What questions should you ask? Focus on the journey, not the destination. "Walk me through what led you to start looking for a solution like ours" reveals more than "How satisfied are you with our product?"

How do you scale human conversations? Start with high-impact segments. Use patterns from initial calls to create targeted surveys for broader reach. But always maintain the human element for your most valuable customer insights.

Can AI replace these conversations? AI can analyze and scale insights from conversations, but it can't generate the initial signal. You need human intuition to ask follow-up questions and read between the lines.

Core Principles and Frameworks

Framework 1: The Signal-to-Noise Filter. Every customer touchpoint generates data. Most of it is noise. Direct conversations cut through to the signal — the actual motivations, concerns, and decision factors that drive behavior.

Framework 2: The Language Ladder. Customers describe problems in their own words, not your marketing language. Map their terminology to your product benefits. This becomes your conversion copy that actually resonates.

Framework 3: The Objection Hierarchy. Not all barriers to purchase are equal. Price objections are surface-level. Deeper concerns about efficacy, safety, or fit require different solutions. Phone conversations reveal the real hierarchy.

Your best customers already know how to sell your product — they just told their friend about it. Your job is to decode that conversation and scale it.

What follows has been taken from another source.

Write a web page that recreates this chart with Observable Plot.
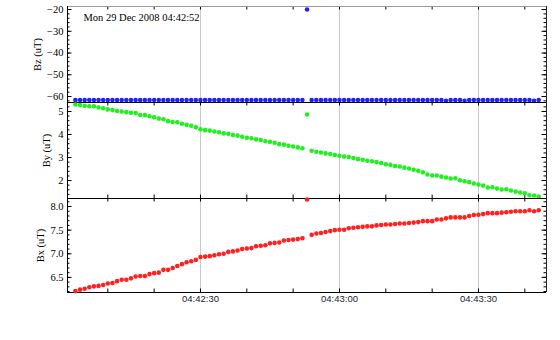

Framework 4: The Insight Loop. Conversation insights inform AI training. AI patterns identify conversation priorities. Better conversations generate better insights. It's a reinforcing cycle when done correctly.

Measuring Success

Traditional metrics miss the story. Open rates and click-through rates don't predict revenue. Instead, track leading indicators that connect to business outcomes.

Conversation quality metrics: Connect rates (aim for 30-40%), insight yield per conversation, and time-to-actionable-insight. These predict downstream marketing performance.

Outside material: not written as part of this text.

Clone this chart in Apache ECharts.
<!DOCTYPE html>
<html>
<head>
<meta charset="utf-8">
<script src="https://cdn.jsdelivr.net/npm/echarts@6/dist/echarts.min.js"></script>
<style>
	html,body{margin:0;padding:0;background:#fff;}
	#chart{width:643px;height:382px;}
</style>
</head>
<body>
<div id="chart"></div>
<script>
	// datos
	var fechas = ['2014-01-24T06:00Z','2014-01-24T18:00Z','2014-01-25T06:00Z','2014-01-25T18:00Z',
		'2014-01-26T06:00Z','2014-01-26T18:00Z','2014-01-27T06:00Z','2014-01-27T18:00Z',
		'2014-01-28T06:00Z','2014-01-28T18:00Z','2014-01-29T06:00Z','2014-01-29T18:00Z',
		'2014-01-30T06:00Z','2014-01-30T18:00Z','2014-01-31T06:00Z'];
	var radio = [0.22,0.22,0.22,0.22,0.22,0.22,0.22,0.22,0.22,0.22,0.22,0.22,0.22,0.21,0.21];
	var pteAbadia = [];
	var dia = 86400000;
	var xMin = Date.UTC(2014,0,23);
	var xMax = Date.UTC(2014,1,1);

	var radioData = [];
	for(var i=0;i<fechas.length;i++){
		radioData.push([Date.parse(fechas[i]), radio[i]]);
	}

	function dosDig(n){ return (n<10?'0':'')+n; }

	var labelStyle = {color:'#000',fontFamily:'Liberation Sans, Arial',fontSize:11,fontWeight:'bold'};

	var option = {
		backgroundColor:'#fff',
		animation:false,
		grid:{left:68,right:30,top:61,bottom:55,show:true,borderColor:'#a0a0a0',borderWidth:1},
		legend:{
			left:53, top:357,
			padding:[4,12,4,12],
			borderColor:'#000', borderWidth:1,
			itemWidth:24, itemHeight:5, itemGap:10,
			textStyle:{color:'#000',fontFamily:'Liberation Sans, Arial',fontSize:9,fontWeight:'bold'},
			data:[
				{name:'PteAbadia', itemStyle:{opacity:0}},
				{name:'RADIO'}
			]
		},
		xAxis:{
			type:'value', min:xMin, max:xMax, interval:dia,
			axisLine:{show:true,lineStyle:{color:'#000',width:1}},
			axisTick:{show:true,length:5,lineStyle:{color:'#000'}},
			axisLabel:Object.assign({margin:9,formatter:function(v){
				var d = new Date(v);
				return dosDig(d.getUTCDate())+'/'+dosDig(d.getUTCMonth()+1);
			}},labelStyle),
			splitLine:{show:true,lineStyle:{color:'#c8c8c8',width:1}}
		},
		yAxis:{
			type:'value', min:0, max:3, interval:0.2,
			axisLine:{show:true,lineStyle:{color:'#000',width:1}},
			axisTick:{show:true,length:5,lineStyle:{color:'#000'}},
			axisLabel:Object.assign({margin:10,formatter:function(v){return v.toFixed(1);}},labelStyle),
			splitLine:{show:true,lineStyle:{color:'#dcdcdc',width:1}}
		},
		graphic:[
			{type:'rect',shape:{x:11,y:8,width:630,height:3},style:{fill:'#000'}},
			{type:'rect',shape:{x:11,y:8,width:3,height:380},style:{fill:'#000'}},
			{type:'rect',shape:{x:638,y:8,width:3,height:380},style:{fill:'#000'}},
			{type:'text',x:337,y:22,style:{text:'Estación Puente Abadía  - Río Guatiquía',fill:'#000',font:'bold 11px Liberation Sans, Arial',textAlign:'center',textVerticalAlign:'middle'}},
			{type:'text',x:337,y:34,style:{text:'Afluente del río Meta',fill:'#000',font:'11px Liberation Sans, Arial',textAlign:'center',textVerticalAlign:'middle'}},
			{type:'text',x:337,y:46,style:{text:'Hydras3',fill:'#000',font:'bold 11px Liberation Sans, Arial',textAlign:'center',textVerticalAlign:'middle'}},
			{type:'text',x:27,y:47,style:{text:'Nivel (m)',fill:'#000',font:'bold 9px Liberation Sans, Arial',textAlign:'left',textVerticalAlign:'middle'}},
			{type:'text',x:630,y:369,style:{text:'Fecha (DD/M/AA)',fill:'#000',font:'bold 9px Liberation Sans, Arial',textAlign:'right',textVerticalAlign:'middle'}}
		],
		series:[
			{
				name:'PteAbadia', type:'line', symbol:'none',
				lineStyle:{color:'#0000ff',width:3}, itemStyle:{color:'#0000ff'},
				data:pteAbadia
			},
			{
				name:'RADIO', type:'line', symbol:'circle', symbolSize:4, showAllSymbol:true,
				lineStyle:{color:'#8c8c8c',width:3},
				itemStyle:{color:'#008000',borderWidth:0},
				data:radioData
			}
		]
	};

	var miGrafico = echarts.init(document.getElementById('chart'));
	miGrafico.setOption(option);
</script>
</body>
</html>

Business impact metrics: Ad copy performance using customer language, cart recovery rates from addressing real objections, and AOV increases from better product positioning.

Long-term value metrics: Customer lifetime value improvements from addressing actual needs, product development ROI from real customer insights, and retention rates from solving the right problems.

The best measurement framework tracks the path from conversation to conversion. How quickly do insights translate into marketing improvements? How much revenue can you attribute to understanding your customers better?

Start measuring signal generation, not just signal processing. Your AI stack is only as good as the human intelligence feeding it.